In Brito, in the Santa Adela farm to be exact, there’s a marker with the year it was set up: 2013.  It also has some Chinese characters engraved on it. A few meters beyond, you can see a house built of weathered wood, from which Jose Antonio Castro, the farm’s manager, emerges.

This man with sun-roughened skin tells us that he’s been working there for two years; he wasn’t here when they came to put up the marker, but he was here to see the departure of the Chinese.

A boundary marker, one of the few vestiges the Chines crew left behind in the Brito sector, on Nicaragua’s Pacific coast.

It was last year, when Nicaragua’s sociopolitical crisis had already erupted, that the trucks came to take away the two containers they had. “But they never brought bulldozers,” Castro notes.

Downriver, in a zone that’s favorable for fishing, Juan Carlos Ruiz comes three times a week to net sea bass, Pargo fish and shrimp. There are no Canal structures here either.

The still waters and the thick jungle that extend all around it are adorned with herons soaking up the sun, without the honking of ship’s horns or the locks that should have been finished.

“When they began to talk about a Canal, we wondered: “Where are we going to fish?” But since no work has been done here, there’s nothing to worry about,” Ruiz declared while throwing his net out once again.  

The promises voiced when the Canal Law and 100 year concession to Wang Jing was rushed through the legislature by Daniel Ortega in 2013.

Over the Deadline for financing

Another shovelful of dirt over the project comes from the legal perspective.  On July 13, 2019, the six-year deadline passed for the Hong Kong based company HKND Group to demonstrate concrete proof of financing for the Great Canal.

Since the deadline went by without any conclusive evidence, a provision in the law calls for it to be repealed, with no liability on the part of the Nicaraguan state.

However, there’s been a deathly silence with respect to the cancellation of the franchise established in the law.  No public functionary has issued a statement clarifying whether the State intends to abandon the project or to continue trying to sell the idea of a Canal that never began.

Meanwhile, Alfonso Cruz will continue crossing the Brito River to the farm where he works and Juan Carlos Ruiz will go on with his task of fishing.

The framework agreement signed by two persons: Daniel Ortega and Wang Jing. The agreement created a commission of 16 public officials and has 120 pages. The document violates 40 articles of the Nicaraguan Constitution and 65 international accords. Farmers and rural residents along the affected canal route held 100 marches against the project. The Supreme Court rejected all 30 appeals against the agreement.

The only construction project in the zone is for a highway

On December 22, 2014, Chinese magnate Wang Jing declared the construction projects for the Inter-Oceanic Canal underway.  However, there’s no infrastructure along any part of the 278 kilometers that made up the route.

Near the Brito River, the only thing there is are some topographic structures along a winding road on the other side.

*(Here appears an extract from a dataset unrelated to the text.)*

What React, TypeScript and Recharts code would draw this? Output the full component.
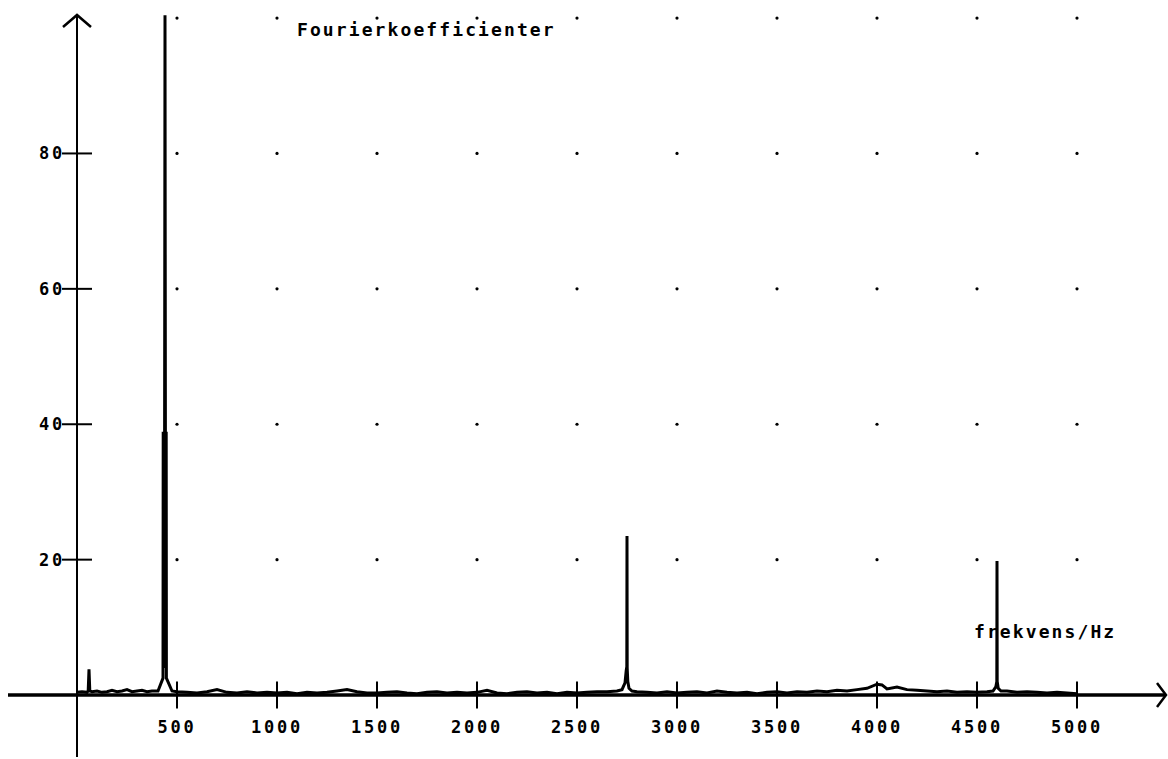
import React from 'react'
import {
    ComposedChart,
    Line,
    XAxis,
    YAxis,
    ReferenceLine,
    ReferenceDot,
} from 'recharts'

// frequency (Hz) of each spectrum point
const FREQ = [
    0, 25, 50, 56, 60, 64, 75, 100, 125, 150,
    175, 200, 225, 250, 275, 300, 325, 350, 375, 405,
    430, 431, 434, 436, 438, 440, 442, 444, 446, 447,
    475, 500, 550, 600, 650, 700, 750, 800, 850, 900,
    950, 1000, 1050, 1100, 1150, 1200, 1250, 1300, 1350, 1400,
    1450, 1500, 1550, 1600, 1650, 1700, 1750, 1800, 1850, 1900,
    1950, 2000, 2050, 2100, 2150, 2200, 2250, 2300, 2350, 2400,
    2450, 2500, 2550, 2600, 2650, 2700, 2725, 2740, 2746, 2749,
    2750, 2751, 2754, 2760, 2775, 2800, 2850, 2900, 2950, 3000,
    3050, 3100, 3150, 3200, 3250, 3300, 3350, 3400, 3450, 3500,
    3550, 3600, 3650, 3700, 3750, 3800, 3850, 3900, 3950, 4000,
    4025, 4050, 4100, 4150, 4200, 4250, 4300, 4350, 4400, 4450,
    4500, 4550, 4580, 4594, 4599, 4600, 4601, 4606, 4620, 4650,
    4700, 4750, 4800, 4850, 4900, 4950, 5000,
]

// fourier coefficient at each frequency
const AMP = [
    0.4, 0.5, 0.4, 0.6, 3.8, 0.6, 0.5, 0.6, 0.4, 0.5,
    0.7, 0.5, 0.6, 0.8, 0.5, 0.6, 0.7, 0.5, 0.6, 0.6,
    2.5, 38.9, 4.0, 38.7, 38.9, 100.4, 38.9, 4.0, 38.9, 2.5,
    0.6, 0.5, 0.4, 0.3, 0.5, 0.8, 0.4, 0.3, 0.5, 0.3,
    0.4, 0.3, 0.4, 0.2, 0.4, 0.3, 0.4, 0.6, 0.8, 0.5,
    0.3, 0.3, 0.4, 0.5, 0.3, 0.2, 0.4, 0.5, 0.3, 0.4,
    0.3, 0.4, 0.7, 0.3, 0.2, 0.4, 0.5, 0.3, 0.4, 0.2,
    0.4, 0.3, 0.4, 0.5, 0.5, 0.6, 0.8, 1.8, 3.6, 4.2,
    23.5, 4.0, 2.0, 1.0, 0.6, 0.5, 0.4, 0.3, 0.5, 0.3,
    0.4, 0.5, 0.3, 0.6, 0.4, 0.3, 0.4, 0.2, 0.4, 0.5,
    0.3, 0.5, 0.4, 0.6, 0.5, 0.7, 0.6, 0.8, 1.0, 1.6,
    1.5, 0.9, 1.2, 0.8, 0.7, 0.6, 0.5, 0.6, 0.4, 0.5,
    0.4, 0.5, 0.6, 1.2, 2.0, 19.8, 2.0, 1.0, 0.6, 0.6,
    0.4, 0.5, 0.4, 0.3, 0.4, 0.3, 0.2,
]

const X_TICKS = [500, 1000, 1500, 2000, 2500, 3000, 3500, 4000, 4500, 5000]
const Y_TICKS = [20, 40, 60, 80]
const GRID_Y = [20, 40, 60, 80, 100]

const X_MIN = -345
const X_MAX = 5445
const Y_MIN = -9.15
const Y_MAX = 100.45

const data = FREQ.map((f, i) => ({ f, a: AMP[i] }))

const MONO = '"DejaVu Sans Mono", "Liberation Mono", monospace'

const tickFont: React.CSSProperties = {
    fontFamily: MONO,
    fontSize: 17,
    fontWeight: 'bold',
    letterSpacing: 2.8,
    fill: '#000',
}

const XTickLabel = (props: any) => {
    const { viewBox, text } = props
    if (!viewBox) return null
    const cx = viewBox.x + viewBox.width / 2
    const y = viewBox.y + viewBox.height + 18.5
    return (
        <text x={cx} y={y} textAnchor="middle" dominantBaseline="central" style={tickFont}>
            {text}
        </text>
    )
}

const YTickLabel = (props: any) => {
    const { viewBox, text } = props
    if (!viewBox) return null
    const y = viewBox.y + viewBox.height / 2
    return (
        <text x={viewBox.x + 3} y={y} textAnchor="end" dominantBaseline="central" style={tickFont}>
            {text}
        </text>
    )
}

const UpArrow = (p: any) => (
    <path
        d={`M${p.cx - 14},${p.cy + 12} L${p.cx},${p.cy} L${p.cx + 14},${p.cy + 12}`}
        fill="none"
        stroke="#000"
        strokeWidth={2.5}
    />
)

const RightArrow = (p: any) => (
    <path
        d={`M${p.cx - 9},${p.cy - 12} L${p.cx},${p.cy} L${p.cx - 9},${p.cy + 12}`}
        fill="none"
        stroke="#000"
        strokeWidth={2.5}
    />
)

const textStyle: React.CSSProperties = {
    position: 'absolute',
    fontFamily: MONO,
    fontSize: 18,
    fontWeight: 'bold',
    lineHeight: '18px',
    letterSpacing: 2.1,
    color: '#000',
    whiteSpace: 'nowrap',
}

export default function App() {
    return (
        <div style={{ position: 'absolute', left: 0, top: 0, width: 1168, height: 759, background: '#fff' }}>
            <ComposedChart
                width={1168}
                height={759}
                data={data}
                margin={{ top: 15, right: 2, bottom: 2, left: 8 }}
            >
                <XAxis dataKey="f" type="number" domain={[X_MIN, X_MAX]} allowDataOverflow hide />
                <YAxis type="number" domain={[Y_MIN, Y_MAX]} allowDataOverflow hide />

                {X_TICKS.flatMap((x) =>
                    GRID_Y.map((y) => (
                        <ReferenceDot key={`g${x}-${y}`} x={x} y={y} r={1.6} fill="#000" stroke="none" />
                    ))
                )}

                <ReferenceLine y={0} stroke="#000" strokeWidth={3.5} />
                <ReferenceLine x={0} stroke="#000" strokeWidth={2} />

                {X_TICKS.map((t) => (
                    <ReferenceLine
                        key={`xt${t}`}
                        segment={[{ x: t, y: -2 }, { x: t, y: 2 }]}
                        stroke="#000"
                        strokeWidth={2}
                        label={<XTickLabel text={String(t)} />}
                    />
                ))}
                {Y_TICKS.map((t) => (
                    <ReferenceLine
                        key={`yt${t}`}
                        segment={[{ x: -75, y: t }, { x: 75, y: t }]}
                        stroke="#000"
                        strokeWidth={2}
                        label={<YTickLabel text={String(t)} />}
                    />
                ))}

                <ReferenceDot x={0} y={Y_MAX} r={0} ifOverflow="visible" shape={UpArrow} />
                <ReferenceDot x={X_MAX} y={0} r={0} ifOverflow="visible" shape={RightArrow} />

                <Line
                    type="linear"
                    dataKey="a"
                    stroke="#000"
                    strokeWidth={3}
                    dot={false}
                    activeDot={false}
                    isAnimationActive={false}
                />
            </ComposedChart>
            <div style={{ ...textStyle, left: 297, top: 21 }}>Fourierkoefficienter</div>
            <div style={{ ...textStyle, left: 974, top: 623 }}>frekvens/Hz</div>
        </div>
    )
}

This work is being carried out by a private company, for the Coastal Highway that the Ministry of Transportation and Infrastructure hopes to construct in the medium term.

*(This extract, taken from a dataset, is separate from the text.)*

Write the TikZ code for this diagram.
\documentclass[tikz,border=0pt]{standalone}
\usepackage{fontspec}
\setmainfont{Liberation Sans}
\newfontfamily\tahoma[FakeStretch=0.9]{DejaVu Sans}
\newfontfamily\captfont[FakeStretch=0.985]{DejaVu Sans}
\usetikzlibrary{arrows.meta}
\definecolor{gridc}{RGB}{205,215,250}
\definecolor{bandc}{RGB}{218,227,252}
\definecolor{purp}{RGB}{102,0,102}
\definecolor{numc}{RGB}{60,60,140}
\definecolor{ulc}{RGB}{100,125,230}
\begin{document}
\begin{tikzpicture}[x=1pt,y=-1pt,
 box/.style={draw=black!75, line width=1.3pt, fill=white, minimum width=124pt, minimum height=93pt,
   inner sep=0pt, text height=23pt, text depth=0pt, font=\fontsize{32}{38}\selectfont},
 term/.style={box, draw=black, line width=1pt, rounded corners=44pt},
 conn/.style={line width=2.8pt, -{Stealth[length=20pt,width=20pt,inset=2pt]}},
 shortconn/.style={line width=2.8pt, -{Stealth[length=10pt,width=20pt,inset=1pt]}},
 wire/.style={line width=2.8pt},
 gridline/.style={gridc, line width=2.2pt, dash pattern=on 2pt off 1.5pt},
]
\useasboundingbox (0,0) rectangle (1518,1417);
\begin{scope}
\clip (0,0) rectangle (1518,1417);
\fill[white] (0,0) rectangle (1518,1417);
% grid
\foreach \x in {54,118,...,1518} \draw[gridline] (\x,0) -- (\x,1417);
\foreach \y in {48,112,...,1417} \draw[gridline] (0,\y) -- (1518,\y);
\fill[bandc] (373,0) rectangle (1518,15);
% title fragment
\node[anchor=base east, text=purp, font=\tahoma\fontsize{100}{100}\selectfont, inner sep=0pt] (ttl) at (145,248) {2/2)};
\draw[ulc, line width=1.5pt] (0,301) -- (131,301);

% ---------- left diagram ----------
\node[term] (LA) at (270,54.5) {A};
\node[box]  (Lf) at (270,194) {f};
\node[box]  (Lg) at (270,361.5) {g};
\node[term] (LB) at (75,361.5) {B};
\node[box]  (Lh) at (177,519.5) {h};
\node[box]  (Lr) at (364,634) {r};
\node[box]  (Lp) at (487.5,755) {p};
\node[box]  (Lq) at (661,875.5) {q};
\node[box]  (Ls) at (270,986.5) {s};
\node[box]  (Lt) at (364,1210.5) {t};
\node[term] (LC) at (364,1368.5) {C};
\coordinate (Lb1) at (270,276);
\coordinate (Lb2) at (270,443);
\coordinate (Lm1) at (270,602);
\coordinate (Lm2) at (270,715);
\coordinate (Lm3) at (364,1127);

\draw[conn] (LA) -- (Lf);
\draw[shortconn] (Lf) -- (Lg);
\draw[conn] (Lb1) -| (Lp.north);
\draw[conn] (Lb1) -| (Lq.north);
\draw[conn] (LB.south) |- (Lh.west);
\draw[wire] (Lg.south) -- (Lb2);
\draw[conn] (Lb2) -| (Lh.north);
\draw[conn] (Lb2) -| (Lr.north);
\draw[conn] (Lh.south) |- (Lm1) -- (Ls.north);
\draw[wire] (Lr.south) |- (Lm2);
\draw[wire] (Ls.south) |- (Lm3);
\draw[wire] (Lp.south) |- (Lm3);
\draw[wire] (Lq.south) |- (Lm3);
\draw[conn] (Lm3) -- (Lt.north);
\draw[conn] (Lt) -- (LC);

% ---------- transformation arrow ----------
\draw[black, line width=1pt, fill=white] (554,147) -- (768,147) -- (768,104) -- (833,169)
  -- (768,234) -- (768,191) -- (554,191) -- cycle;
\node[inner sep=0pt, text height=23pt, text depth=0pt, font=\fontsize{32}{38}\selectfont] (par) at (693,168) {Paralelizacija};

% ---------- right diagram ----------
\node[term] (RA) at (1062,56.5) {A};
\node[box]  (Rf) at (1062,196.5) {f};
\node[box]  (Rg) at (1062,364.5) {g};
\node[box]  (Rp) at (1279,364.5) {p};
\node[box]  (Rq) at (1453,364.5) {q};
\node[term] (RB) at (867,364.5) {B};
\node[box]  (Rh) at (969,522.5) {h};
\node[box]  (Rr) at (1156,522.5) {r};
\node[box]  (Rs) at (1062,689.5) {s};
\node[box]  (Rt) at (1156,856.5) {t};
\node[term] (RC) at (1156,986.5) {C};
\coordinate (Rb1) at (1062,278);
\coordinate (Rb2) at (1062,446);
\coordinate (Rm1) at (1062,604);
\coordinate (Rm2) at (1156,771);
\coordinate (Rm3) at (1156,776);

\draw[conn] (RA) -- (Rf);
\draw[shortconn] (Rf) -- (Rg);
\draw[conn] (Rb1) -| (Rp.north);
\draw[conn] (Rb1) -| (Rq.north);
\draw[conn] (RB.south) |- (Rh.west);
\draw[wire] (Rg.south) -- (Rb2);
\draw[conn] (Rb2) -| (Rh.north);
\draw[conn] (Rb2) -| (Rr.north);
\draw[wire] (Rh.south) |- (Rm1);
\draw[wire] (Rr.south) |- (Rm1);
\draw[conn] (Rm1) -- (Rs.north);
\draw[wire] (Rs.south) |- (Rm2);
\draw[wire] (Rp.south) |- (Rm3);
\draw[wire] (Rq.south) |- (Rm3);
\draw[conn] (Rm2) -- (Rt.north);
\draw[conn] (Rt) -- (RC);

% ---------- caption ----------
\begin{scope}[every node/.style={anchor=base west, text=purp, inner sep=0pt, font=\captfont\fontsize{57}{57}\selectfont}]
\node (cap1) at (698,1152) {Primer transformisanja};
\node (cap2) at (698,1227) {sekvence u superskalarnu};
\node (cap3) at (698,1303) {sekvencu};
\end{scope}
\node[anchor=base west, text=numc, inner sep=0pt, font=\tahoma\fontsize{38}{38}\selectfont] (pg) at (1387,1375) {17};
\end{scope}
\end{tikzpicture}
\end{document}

No sign at all of the 7 wonders of the mega-canal

The enormous project of the inter-oceanic canal wasn’t the only mega-project in the fantastic plans of Wang Jing. It was to be accompanied by a number of related projects:

  1. A 275.5 kilometer canal (116.7 km. overland and 158.8 km. over water) joining the Atlantic and Pacific Oceans.
  2. The construction of Port Brito on the Pacific, including a North Wharf structure 1,100 meters long, capable of supporting freighters of 200,000 deadweight tonnage (DWT) or container ships of 25,000 tons. In addition, docking installations on the West Wharf, 1,200 meters long with capacity for three piers for containers of 70,000 DWT, a jetty for oil or gasoline containers of 30,000 DWT and 13 docks for working vessels, in addition to other marine services.
  3. Port Eagle Point in the Caribbean, with a designed capacity for 2.5 million tons, a Wharf for container ships of 200,000 DWT; docking installations 1,300 meters long, with capacity for three container piers of 150,000 DWT; a jetty for oil and gasoline container of 30,000 DWT and 8 docks for work.
  4. A 29.2 square kilometer free trade zone for manufacture, finance and transport in Rivas, near the Canal outlet, the port, and the proposed airport, that would generate up to 113,000 jobs.
  5. A 4E category international airport that could receive airliners the size of Boeing 747s and 777s as well as Airbus 360s.
  6. A total of 565.7 kilometers of highways, roads, bridges and other support installations, plus a hydroelectric plant.
  7. Tourist complexes all along the route, with five-star hotels, vacation properties, swimming pools, and other ecological centers located near the zones where temporary settlements would be created during the project’s construction.

3 thoughts on “Nicaragua’s Canal Megaproject: A Blueprint is All That’s Left

  • Sounds to me William that ‘the people’ had no part to play – sounds to me like a giant scam from start to finish.

  • clearly the nation and its people are against the canal, all personnels in this article are having nagtive concerns towards it, eg. worrying the canal will affect their fishing instead of thinking the vast oppotunities the canal would have brought to them.
    And the regime is not steady. Demostrations are seen everywhere, and there are even small warlords and anti-government wars in the east jungles.
    then why should any one expect a sensible bussinessman invest heavily in some long term infrastructure project in this area?
    If the people choose to stay financially poor and choiceless, then let it be.

  • These are huge commercial-maritime relationships. I guess it’s not time yet to take that step for the powers that be in this World.